» WORK INSTRUCTIONS: Reproduce, character for character, the lines below from the first through the one with "const AXIS = '#333333';". Leave pictures out.

** start of DATASET SECTION **

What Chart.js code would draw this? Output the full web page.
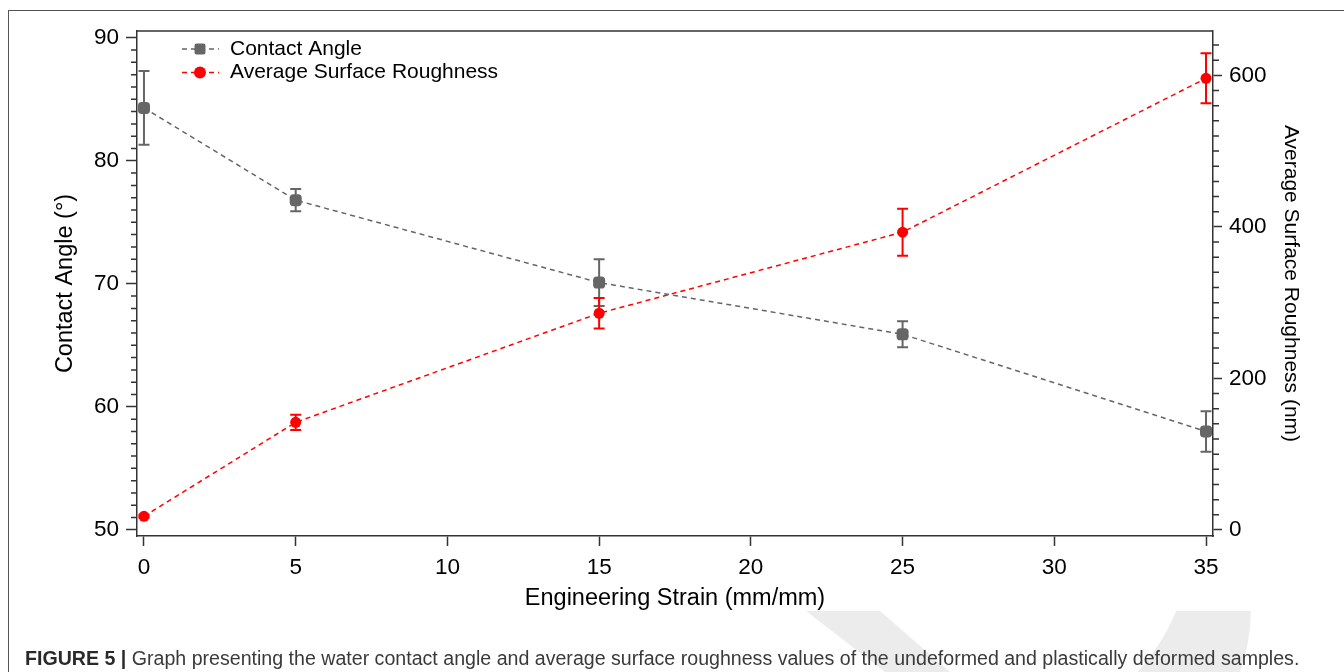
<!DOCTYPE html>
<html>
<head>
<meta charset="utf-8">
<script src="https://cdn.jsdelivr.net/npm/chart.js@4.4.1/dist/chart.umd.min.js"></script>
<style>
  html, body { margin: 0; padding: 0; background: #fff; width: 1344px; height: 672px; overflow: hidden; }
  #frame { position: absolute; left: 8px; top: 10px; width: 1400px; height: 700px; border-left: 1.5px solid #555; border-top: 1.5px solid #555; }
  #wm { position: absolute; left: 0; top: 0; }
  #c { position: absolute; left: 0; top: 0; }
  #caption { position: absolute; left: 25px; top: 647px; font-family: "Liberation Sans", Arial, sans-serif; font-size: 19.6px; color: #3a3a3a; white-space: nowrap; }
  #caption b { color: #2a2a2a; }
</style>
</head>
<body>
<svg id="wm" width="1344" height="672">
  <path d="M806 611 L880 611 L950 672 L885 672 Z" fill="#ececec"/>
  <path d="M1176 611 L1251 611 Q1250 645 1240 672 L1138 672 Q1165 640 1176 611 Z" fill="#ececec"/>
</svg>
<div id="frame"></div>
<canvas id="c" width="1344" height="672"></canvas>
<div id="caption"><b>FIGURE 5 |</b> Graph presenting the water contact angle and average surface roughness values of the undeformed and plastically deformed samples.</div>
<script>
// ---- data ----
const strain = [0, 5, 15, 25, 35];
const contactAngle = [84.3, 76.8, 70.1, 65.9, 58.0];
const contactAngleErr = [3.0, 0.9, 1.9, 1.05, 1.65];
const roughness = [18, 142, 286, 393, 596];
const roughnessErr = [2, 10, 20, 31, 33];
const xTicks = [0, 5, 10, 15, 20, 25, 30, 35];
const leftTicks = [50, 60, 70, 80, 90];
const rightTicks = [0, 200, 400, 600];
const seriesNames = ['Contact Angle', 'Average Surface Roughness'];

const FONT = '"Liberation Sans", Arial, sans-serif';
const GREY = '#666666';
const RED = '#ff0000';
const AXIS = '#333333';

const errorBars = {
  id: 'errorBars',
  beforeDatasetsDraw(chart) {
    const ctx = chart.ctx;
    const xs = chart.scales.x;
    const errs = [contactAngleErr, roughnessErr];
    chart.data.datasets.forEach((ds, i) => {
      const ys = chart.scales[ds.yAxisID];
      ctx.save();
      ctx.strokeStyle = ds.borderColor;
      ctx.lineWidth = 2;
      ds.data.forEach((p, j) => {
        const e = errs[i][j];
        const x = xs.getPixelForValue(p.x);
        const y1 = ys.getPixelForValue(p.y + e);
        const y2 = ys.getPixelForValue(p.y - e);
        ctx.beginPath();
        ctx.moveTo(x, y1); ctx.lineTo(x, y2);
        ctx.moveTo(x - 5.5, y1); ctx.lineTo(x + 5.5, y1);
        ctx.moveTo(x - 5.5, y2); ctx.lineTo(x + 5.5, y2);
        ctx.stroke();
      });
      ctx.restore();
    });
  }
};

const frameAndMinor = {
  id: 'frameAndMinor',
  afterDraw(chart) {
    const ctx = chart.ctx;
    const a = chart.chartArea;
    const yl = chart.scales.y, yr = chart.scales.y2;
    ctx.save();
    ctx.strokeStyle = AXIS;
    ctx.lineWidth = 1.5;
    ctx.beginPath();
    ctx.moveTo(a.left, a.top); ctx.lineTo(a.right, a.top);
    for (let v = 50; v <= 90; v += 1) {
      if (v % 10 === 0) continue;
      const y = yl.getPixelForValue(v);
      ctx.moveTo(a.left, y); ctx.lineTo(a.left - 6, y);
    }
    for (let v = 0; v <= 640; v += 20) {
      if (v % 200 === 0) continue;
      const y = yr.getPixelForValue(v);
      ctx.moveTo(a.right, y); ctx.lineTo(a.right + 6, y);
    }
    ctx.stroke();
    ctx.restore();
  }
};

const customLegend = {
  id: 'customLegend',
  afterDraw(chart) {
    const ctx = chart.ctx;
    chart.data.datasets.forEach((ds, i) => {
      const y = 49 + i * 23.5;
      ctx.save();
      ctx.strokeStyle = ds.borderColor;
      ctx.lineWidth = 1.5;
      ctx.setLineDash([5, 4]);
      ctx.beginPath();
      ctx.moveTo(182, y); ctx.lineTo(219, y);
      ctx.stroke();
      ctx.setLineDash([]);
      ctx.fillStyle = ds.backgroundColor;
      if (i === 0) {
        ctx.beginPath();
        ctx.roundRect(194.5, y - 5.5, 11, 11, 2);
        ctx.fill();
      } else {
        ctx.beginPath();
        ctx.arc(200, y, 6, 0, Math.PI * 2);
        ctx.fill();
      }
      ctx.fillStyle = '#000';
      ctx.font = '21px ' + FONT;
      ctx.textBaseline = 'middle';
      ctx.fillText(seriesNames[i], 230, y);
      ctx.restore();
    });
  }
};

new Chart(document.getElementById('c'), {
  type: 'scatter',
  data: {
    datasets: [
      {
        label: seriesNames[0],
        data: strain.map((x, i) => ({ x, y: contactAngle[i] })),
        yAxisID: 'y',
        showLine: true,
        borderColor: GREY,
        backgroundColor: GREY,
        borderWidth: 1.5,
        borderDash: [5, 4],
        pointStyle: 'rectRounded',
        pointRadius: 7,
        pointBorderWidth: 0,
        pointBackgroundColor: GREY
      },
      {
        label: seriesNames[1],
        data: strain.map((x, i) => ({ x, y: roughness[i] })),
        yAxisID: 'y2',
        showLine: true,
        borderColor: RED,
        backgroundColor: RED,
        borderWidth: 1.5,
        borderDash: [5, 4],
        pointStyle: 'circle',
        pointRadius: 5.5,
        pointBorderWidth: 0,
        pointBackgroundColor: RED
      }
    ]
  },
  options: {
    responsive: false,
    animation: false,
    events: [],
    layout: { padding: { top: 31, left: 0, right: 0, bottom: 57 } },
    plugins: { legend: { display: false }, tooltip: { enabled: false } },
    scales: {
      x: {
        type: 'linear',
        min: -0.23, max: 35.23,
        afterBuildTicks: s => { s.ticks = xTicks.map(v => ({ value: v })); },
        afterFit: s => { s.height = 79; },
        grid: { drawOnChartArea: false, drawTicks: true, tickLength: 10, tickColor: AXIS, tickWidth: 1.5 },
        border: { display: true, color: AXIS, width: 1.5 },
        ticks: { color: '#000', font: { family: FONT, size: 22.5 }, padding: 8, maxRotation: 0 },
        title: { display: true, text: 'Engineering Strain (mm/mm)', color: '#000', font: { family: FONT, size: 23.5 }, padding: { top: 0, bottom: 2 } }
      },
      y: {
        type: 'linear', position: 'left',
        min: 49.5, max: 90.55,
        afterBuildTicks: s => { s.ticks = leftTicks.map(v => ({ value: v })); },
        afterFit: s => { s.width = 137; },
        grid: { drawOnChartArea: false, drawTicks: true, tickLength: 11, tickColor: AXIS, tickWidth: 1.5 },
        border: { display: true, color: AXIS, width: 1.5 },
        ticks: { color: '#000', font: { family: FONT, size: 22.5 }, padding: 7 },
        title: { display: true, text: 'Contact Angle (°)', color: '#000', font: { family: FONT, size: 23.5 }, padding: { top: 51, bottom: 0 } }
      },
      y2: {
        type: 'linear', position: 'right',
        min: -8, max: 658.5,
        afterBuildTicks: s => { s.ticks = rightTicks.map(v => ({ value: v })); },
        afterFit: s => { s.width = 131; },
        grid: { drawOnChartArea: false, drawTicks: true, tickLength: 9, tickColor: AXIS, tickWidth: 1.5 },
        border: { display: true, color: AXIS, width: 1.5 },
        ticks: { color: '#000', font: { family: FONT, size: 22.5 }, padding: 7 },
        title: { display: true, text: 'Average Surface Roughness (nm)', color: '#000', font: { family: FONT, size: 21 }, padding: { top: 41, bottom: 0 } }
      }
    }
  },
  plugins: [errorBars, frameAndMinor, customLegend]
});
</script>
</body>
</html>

** end of DATASET SECTION **

» TASK RESULT:
What Chart.js code would draw this? Output the full web page.
<!DOCTYPE html>
<html>
<head>
<meta charset="utf-8">
<script src="https://cdn.jsdelivr.net/npm/chart.js@4.4.1/dist/chart.umd.min.js"></script>
<style>
  html, body { margin: 0; padding: 0; background: #fff; width: 1344px; height: 672px; overflow: hidden; }
  #frame { position: absolute; left: 8px; top: 10px; width: 1400px; height: 700px; border-left: 1.5px solid #555; border-top: 1.5px solid #555; }
  #wm { position: absolute; left: 0; top: 0; }
  #c { position: absolute; left: 0; top: 0; }
  #caption { position: absolute; left: 25px; top: 647px; font-family: "Liberation Sans", Arial, sans-serif; font-size: 19.6px; color: #3a3a3a; white-space: nowrap; }
  #caption b { color: #2a2a2a; }
</style>
</head>
<body>
<svg id="wm" width="1344" height="672">
  <path d="M806 611 L880 611 L950 672 L885 672 Z" fill="#ececec"/>
  <path d="M1176 611 L1251 611 Q1250 645 1240 672 L1138 672 Q1165 640 1176 611 Z" fill="#ececec"/>
</svg>
<div id="frame"></div>
<canvas id="c" width="1344" height="672"></canvas>
<div id="caption"><b>FIGURE 5 |</b> Graph presenting the water contact angle and average surface roughness values of the undeformed and plastically deformed samples.</div>
<script>
// ---- data ----
const strain = [0, 5, 15, 25, 35];
const contactAngle = [84.3, 76.8, 70.1, 65.9, 58.0];
const contactAngleErr = [3.0, 0.9, 1.9, 1.05, 1.65];
const roughness = [18, 142, 286, 393, 596];
const roughnessErr = [2, 10, 20, 31, 33];
const xTicks = [0, 5, 10, 15, 20, 25, 30, 35];
const leftTicks = [50, 60, 70, 80, 90];
const rightTicks = [0, 200, 400, 600];
const seriesNames = ['Contact Angle', 'Average Surface Roughness'];

const FONT = '"Liberation Sans", Arial, sans-serif';
const GREY = '#666666';
const RED = '#ff0000';
const AXIS = '#333333';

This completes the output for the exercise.